Grandmas Mailbox Grandmas Mailbox
FAQ's
HOME
What’s on
your mind?
  • My Friends
  • My Parents
  • School
  • Drugs
  • Drinking & Alcohol
  • Relationships
  • I'm Lonely
  • Money
  • I'm Depressed
  • I'm Overweight
  • I Know a Bully
  • I Think I'm Pregnant
  • I Want to Run Away
  • About Grandma`s Mailbox Email Grandma Help Hotlines What Other Kids Are Asking Tip Of The Week
    Return to Search
    Results for School
    Question: Why are some kids mean?
    Grandma’s Answer: Kids are kids.
    Question: I am starting in a new school and I’m worried about making friends and being liked. What do I do?
    Grandma’s Answer: Change is always difficult. We like to be familiar with everything around us because it gives us confidence in “knowing what to expect”. So, first get acquainted with the physical surroundings of your new school, ie where the cafeteria, library, auditorium, gym are so that you are comfortable there. Then start watching the other kids in your class to see who is most like you. Don’t rush into new friendships, take your time. Start conversations about homework and work your way up to what their interests are to see if they are in line with yours. Branch out to other people as time goes by and soon you’ll be “in” with the people you’ve chosen. A word of caution: beware of behaving like somebody else just to be accepted. Be “you”. It’s important to be true to yourself, first and always.
    Question: My parents want to send me to a private school instead of the public school I go to. I’m not sure I want to do this since I’m pretty happy here. They say I’ll have a better education there.
    Grandma’s Answer: Have you visited this school yet? I suggest that you compare them. Make a list of what you like about the school you now attend. Then check it against the possible new one. How do they compare? Do you know anybody that goes there? Why or why not do they like it? Is there some reason you are hesitant about making the change? Maybe it’s just having to ‘change’; change is difficult for all of us. Once you decide, have a heart to heart talk with your parents. Let me know how you made out.
    Question: I’m not popular in school, don’t play sports, and not good looking. How can I get people to like me?

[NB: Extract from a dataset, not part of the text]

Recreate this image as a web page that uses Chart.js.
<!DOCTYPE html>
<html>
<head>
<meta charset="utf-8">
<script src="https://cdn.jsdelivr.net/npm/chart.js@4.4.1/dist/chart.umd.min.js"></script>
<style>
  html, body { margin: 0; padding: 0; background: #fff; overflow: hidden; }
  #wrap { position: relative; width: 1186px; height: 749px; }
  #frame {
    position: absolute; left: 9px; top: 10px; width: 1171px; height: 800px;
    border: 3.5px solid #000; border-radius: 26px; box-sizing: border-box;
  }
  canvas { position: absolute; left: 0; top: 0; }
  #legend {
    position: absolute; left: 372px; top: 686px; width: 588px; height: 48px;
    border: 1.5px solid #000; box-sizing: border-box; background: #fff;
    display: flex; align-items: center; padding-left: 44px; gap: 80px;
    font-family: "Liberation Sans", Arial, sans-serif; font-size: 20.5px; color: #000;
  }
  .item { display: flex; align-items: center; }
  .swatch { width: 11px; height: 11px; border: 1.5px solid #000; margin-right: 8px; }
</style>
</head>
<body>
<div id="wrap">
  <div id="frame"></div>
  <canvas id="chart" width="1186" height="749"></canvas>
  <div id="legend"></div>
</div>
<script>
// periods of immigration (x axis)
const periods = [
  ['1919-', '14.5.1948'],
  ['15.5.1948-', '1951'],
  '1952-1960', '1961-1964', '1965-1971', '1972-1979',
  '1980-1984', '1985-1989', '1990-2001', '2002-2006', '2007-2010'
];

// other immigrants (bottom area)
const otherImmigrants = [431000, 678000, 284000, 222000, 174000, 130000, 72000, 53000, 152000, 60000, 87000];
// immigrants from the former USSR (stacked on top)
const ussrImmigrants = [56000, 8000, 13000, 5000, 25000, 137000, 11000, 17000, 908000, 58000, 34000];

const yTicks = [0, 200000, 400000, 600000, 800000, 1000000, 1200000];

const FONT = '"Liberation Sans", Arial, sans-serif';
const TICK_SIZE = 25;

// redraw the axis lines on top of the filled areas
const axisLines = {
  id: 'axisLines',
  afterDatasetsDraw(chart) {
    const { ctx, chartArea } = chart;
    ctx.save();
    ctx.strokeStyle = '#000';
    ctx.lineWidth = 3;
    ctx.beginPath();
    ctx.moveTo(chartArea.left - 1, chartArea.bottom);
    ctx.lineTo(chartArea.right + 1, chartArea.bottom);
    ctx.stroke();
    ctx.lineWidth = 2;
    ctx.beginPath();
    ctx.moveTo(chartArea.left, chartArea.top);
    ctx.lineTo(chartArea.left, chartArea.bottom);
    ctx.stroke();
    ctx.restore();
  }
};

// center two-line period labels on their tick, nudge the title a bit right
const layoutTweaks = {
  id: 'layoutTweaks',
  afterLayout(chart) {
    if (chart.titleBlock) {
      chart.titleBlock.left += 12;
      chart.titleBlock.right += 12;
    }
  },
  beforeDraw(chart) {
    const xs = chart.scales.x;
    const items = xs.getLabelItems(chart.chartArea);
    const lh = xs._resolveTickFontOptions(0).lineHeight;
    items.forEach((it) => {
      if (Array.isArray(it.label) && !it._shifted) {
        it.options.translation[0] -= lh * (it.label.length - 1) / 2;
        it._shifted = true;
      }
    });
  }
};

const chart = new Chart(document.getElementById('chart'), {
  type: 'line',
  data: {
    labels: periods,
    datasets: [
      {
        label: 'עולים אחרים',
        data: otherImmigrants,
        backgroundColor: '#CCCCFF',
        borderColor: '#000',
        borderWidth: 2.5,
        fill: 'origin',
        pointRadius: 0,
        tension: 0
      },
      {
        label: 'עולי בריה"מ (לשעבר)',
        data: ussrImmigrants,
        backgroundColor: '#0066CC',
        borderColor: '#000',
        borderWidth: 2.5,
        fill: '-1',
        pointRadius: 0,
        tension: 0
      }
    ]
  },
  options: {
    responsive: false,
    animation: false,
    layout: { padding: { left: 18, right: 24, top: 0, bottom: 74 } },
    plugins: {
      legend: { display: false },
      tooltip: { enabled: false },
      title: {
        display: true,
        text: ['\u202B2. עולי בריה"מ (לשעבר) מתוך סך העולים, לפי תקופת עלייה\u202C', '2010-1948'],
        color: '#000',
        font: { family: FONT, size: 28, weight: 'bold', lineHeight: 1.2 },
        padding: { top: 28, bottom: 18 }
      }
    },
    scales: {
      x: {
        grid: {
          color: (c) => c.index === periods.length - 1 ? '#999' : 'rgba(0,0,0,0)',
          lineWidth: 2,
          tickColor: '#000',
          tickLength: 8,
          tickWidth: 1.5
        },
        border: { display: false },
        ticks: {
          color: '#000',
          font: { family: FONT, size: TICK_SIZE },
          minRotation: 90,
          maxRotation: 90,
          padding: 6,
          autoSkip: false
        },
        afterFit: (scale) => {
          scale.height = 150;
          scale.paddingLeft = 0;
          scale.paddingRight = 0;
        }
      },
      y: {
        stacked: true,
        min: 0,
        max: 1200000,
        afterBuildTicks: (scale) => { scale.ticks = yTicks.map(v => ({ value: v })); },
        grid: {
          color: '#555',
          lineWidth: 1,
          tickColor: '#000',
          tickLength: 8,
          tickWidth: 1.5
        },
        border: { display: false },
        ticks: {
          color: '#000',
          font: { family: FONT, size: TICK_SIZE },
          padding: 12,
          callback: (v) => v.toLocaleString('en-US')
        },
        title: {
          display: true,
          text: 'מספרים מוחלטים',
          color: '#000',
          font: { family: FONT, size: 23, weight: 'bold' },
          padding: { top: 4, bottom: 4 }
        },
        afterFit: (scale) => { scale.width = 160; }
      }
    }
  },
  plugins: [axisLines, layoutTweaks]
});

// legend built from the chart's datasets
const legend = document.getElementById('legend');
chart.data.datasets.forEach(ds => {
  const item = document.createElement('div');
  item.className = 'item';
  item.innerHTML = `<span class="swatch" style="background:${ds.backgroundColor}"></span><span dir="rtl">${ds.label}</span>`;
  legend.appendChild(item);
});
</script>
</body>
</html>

    Grandma’s Answer: Wow, it sounds like you’ve pretty much given up on yourself! Not being popular has nothing to do with your looks or your athleticism. Yes, it’s true that sometimes popularity comes with those things, but it doesn’t last long if you’re not a good friend. To be a good friend you must first be a friend to yourself. I know that may sound confusing, but if you don’t like who you are, how do you expect other people to like you? When we are born we each are unique and have a purpose in this world. It’s important to recognize that over anything else! Make a list of STRENGTHS that you have, i.e. intelligent, have a good voice, play the drums, courageous, strong; whatever comes to mind. Look over your list and appreciate these strengths from the position of someone who hasn’t got them. It will give you perspective and help you to see your worth. Begin by noticing people who have similar interests to you. Make small conversations and be sure that you LISTEN to them. People love to talk about themselves. Give this approach at least three months. I think it will work for you.

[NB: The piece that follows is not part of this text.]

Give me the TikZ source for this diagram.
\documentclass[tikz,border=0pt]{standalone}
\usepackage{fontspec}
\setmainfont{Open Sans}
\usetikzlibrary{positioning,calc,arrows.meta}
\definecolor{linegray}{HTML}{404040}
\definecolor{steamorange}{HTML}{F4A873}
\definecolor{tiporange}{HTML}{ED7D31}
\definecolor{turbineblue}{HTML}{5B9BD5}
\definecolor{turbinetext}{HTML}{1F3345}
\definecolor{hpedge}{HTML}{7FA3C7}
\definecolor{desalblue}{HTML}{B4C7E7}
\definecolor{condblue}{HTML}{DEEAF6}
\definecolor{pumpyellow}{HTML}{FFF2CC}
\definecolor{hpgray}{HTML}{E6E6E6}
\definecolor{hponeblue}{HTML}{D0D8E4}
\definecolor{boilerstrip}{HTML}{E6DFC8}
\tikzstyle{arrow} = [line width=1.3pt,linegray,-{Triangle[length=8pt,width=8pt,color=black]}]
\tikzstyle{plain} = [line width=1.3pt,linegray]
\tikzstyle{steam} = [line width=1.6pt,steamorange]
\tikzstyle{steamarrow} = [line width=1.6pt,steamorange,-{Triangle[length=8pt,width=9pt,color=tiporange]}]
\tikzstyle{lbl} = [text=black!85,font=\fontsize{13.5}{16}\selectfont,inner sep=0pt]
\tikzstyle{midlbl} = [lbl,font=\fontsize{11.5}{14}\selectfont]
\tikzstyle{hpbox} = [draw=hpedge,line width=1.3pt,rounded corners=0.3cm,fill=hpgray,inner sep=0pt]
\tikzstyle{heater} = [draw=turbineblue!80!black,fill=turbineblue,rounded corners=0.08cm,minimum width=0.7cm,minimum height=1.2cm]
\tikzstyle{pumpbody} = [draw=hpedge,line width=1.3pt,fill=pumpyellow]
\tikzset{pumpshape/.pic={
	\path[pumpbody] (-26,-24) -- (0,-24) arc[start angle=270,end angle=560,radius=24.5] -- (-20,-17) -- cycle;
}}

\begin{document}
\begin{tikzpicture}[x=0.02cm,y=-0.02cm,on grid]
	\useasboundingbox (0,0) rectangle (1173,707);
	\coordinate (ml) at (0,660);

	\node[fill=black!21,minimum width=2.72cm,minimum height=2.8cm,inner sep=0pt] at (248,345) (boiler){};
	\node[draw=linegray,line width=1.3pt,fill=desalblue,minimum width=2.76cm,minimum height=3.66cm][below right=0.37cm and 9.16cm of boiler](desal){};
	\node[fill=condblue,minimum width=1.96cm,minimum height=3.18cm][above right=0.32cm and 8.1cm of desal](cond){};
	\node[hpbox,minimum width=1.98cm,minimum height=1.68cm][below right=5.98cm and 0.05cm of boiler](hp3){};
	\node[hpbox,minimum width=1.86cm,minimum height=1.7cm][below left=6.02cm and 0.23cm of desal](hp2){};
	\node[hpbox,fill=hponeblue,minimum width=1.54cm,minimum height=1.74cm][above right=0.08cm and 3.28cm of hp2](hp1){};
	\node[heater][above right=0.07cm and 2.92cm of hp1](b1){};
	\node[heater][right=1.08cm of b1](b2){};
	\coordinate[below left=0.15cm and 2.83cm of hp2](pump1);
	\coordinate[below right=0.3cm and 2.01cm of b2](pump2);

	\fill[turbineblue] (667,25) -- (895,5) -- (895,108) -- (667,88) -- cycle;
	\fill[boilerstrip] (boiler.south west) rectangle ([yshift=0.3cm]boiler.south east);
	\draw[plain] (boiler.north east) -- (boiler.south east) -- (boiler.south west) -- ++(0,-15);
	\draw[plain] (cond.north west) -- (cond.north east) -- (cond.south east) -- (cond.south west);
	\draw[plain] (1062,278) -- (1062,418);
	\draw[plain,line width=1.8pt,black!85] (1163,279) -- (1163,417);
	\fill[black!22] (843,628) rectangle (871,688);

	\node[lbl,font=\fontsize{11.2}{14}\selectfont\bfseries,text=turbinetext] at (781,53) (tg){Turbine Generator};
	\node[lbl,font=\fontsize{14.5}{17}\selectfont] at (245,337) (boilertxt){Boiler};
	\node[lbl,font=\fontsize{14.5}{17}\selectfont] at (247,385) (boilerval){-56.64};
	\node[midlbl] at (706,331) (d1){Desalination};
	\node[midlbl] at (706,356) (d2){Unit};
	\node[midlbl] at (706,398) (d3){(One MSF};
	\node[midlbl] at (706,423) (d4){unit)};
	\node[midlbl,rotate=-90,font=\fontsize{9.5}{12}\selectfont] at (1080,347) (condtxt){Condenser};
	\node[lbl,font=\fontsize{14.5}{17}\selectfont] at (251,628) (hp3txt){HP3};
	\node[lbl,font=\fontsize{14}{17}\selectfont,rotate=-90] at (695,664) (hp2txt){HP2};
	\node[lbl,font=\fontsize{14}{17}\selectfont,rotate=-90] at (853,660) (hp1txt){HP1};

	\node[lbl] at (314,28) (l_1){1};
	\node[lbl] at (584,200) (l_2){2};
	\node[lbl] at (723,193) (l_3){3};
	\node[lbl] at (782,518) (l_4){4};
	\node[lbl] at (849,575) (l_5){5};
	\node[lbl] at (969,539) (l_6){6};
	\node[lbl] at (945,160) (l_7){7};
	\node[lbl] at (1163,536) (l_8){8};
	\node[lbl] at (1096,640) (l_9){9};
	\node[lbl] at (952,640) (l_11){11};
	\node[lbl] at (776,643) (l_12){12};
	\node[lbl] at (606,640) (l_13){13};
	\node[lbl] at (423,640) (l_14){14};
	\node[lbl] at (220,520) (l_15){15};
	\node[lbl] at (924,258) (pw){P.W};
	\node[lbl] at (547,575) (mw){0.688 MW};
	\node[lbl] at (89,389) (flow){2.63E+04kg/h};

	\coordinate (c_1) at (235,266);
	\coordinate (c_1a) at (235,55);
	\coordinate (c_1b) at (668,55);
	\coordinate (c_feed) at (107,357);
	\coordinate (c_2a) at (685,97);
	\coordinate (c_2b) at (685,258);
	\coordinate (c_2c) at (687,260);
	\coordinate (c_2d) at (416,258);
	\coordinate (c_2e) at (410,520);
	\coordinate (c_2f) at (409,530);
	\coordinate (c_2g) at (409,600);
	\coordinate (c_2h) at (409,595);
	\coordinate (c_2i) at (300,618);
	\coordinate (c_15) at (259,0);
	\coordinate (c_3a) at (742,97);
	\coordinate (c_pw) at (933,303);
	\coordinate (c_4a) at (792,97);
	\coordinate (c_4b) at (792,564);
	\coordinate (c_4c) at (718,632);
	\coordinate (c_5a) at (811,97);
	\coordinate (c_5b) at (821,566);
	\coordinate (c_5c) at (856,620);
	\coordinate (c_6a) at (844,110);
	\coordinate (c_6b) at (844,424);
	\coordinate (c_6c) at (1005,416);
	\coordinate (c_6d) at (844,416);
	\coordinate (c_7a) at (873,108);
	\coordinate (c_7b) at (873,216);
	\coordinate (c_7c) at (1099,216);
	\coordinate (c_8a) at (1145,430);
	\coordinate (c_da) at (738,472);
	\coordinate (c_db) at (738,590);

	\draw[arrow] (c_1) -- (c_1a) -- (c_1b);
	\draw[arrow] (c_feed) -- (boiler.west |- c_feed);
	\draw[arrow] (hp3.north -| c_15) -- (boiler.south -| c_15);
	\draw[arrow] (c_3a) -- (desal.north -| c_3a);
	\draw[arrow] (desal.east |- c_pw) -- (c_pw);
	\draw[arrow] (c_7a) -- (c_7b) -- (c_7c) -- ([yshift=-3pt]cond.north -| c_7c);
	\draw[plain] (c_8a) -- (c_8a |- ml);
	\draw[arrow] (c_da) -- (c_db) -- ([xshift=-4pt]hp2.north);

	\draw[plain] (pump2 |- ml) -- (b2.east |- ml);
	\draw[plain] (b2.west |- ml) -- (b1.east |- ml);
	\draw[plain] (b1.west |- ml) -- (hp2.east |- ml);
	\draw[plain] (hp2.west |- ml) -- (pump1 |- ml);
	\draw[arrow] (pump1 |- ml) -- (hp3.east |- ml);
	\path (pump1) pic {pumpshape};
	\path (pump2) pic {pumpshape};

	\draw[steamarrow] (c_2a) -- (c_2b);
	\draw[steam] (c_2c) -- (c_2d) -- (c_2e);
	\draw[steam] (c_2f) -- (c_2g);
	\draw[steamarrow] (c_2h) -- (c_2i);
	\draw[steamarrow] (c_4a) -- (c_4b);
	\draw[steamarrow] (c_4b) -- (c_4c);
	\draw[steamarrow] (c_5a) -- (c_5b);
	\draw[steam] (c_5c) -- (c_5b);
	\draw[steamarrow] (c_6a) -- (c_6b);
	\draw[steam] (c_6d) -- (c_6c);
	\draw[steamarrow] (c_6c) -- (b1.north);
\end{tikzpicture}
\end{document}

    Question: My social life takes up so much time I can’t study and my grades are starting to suffer. What do I do?
    Grandma’s Answer: Your question is easy to answer! Study more and get your grades back up! Apparently you are bright, because you use to have good grades. My question for you is this: Why would you sacrifice your future for the sake of being temporarily more popular right now? You are only a year or two away from graduation. Are you planning on going to college? Have you thought about your career in the future? Many kids can socialize and get away with little study, but they are few and far between. Sit down and have a silent talk with yourself. Write down where you want to be in three years. Then write down the outcomes of continuing your social life as it is now, verses studying to achieve the level of success that is required of you to accomplish your dreams. Another important question you need to ask yourself is: Where will my friends be in three years? Are they wanting the same kind of life I want? Your choices are important here. Don’t underestimate your potential.
    Question: I am a senior in high school and my parent want me to go to college. I am not interested in more school. I want to relax for a while. Any suggestions?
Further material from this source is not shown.